The chat TUI runs conversational RAG against your database from the terminal. Streaming responses, expandable citations with visual grounding, multi-turn sessions, and a command palette for filtering and inspection.

Note

Requires the tui extra: pip install haiku.rag-slim[tui] (included in the full haiku.rag package).

Run it

haiku-rag chat
haiku-rag chat --db /path/to/database.lancedb
haiku-rag chat --model openai:gpt-4o

Chat TUI session against the rag-analysis skill

How it works

The chat is a Pydantic AI agent with the rag skill attached by default. Each turn the agent decides which tool to call next, runs hybrid search against your documents, expands context around the hits, may issue further searches, and answers with citations. You see streaming text and a live indicator of which tool is running.

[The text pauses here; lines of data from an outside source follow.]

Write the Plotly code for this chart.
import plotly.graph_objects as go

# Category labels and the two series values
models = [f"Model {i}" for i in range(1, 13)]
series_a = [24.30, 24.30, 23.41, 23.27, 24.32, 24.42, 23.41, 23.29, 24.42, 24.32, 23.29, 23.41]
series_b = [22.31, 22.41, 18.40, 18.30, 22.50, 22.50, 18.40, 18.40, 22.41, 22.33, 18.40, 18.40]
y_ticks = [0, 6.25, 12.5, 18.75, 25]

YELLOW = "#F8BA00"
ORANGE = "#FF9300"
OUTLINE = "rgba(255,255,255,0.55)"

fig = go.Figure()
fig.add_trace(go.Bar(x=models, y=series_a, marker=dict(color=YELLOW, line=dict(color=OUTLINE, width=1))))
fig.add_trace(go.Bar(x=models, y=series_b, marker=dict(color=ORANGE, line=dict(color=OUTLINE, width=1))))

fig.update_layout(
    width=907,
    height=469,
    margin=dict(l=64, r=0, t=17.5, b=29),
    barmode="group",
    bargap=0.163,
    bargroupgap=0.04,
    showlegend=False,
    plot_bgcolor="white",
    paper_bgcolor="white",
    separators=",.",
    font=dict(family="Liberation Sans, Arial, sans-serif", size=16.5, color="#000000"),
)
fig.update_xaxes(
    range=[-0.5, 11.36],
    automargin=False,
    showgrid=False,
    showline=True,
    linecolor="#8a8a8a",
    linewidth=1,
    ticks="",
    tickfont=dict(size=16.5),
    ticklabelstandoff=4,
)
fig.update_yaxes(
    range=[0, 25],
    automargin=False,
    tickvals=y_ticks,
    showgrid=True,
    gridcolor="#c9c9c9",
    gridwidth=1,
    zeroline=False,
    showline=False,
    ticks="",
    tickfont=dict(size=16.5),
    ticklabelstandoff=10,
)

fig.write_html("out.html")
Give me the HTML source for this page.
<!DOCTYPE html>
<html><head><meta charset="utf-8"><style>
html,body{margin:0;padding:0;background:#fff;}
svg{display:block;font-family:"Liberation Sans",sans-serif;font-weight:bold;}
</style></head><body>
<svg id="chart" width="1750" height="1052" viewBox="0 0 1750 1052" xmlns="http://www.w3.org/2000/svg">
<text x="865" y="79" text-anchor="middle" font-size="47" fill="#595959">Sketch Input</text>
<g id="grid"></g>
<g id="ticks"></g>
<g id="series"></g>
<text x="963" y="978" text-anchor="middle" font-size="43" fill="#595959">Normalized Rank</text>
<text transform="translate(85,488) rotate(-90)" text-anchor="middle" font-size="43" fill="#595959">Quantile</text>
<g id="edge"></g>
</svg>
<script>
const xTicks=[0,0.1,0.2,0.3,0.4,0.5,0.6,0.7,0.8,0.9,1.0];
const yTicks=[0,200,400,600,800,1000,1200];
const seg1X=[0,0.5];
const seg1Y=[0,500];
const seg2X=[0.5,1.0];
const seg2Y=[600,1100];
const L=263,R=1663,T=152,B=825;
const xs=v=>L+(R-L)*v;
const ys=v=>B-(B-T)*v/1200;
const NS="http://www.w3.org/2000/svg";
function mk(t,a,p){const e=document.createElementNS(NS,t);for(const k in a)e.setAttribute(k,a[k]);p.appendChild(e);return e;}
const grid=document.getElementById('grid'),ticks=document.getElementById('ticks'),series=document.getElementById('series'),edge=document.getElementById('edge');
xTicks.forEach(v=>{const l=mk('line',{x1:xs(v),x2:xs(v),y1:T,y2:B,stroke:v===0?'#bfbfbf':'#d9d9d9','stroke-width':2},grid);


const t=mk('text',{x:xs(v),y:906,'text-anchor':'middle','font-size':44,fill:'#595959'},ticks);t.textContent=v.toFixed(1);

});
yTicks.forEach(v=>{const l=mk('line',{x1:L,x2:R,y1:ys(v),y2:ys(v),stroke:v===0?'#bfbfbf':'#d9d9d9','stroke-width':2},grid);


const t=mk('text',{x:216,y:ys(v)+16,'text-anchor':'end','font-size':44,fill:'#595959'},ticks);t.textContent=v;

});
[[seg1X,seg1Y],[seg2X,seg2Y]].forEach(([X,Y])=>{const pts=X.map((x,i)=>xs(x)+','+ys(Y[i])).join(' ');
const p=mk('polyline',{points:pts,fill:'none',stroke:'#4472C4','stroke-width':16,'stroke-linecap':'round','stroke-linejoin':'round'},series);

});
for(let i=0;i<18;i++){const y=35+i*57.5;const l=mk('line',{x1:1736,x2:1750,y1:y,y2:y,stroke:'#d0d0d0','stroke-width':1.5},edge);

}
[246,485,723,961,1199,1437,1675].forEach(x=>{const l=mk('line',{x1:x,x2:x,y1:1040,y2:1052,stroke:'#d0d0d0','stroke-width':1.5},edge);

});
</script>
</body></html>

The session is in-memory for the lifetime of the TUI. Conversation history is kept across turns so follow-up questions reuse prior context. Citations are tracked per turn and inspectable via the command palette. Clearing the chat resets the session and the agent's memory.

Citations and visual grounding

Each answer cites the chunks the agent used, with source document, page numbers, and section headings. Citations are expandable inline. Picture citations render the figure directly underneath the text snippet.

Expanded citation with an inline figure

For visual grounding of a text chunk (the chunk highlighted on its source page image), open the command palette and pick "Show visual grounding". This requires:

  • Documents processed via Docling with page images (default for PDFs).
  • A terminal that supports inline images (iTerm2, WezTerm, Kitty).
  • A stored DoclingDocument on the document. Plain text added via haiku-rag add doesn't have it.

You can also render visual grounding from the CLI without launching the TUI:

haiku-rag visualize <chunk_id>

Command palette

Ctrl+P opens the palette.

Command What it does
Clear chat Reset session memory
Filter documents Restrict searches to selected documents
Show visual grounding Visual grounding for a citation
Database info Document and chunk counts, storage stats
View state Current session state, citations, and intermediate tool results

Skills

The default skill is rag. Enable analysis when the question needs computation, aggregation, comparison across documents, or section-scoped reading that a single search can't deliver:

# both skills (the agent routes between them)
haiku-rag chat -s rag -s analysis

# analysis only
haiku-rag chat -s analysis

The analysis skill mounts every document as a virtual filesystem at /documents/{id}/ (with metadata.json, content.txt, items.jsonl, and toc.json) and runs Python in a sandboxed interpreter with search and list_documents as awaitable functions. It's the right choice for questions like:

  • "How many of these documents mention X?"
  • "Summarize Section 5 of paper Y."
  • "Compare the experimental sections across these three reports."
  • "Which section discusses the proof of Theorem 4.10?"

For everyday Q&A, the rag skill alone is faster and cheaper. Attaching both lets the agent pick. See Analysis skill for the full sandbox capabilities and worked code patterns.

Document filter

Run "Filter documents" from the command palette to restrict searches to a subset. The filter applies to every search the agent runs for the rest of the session.

Chat also honors the global --read-only and --before flags. See the CLI reference for details.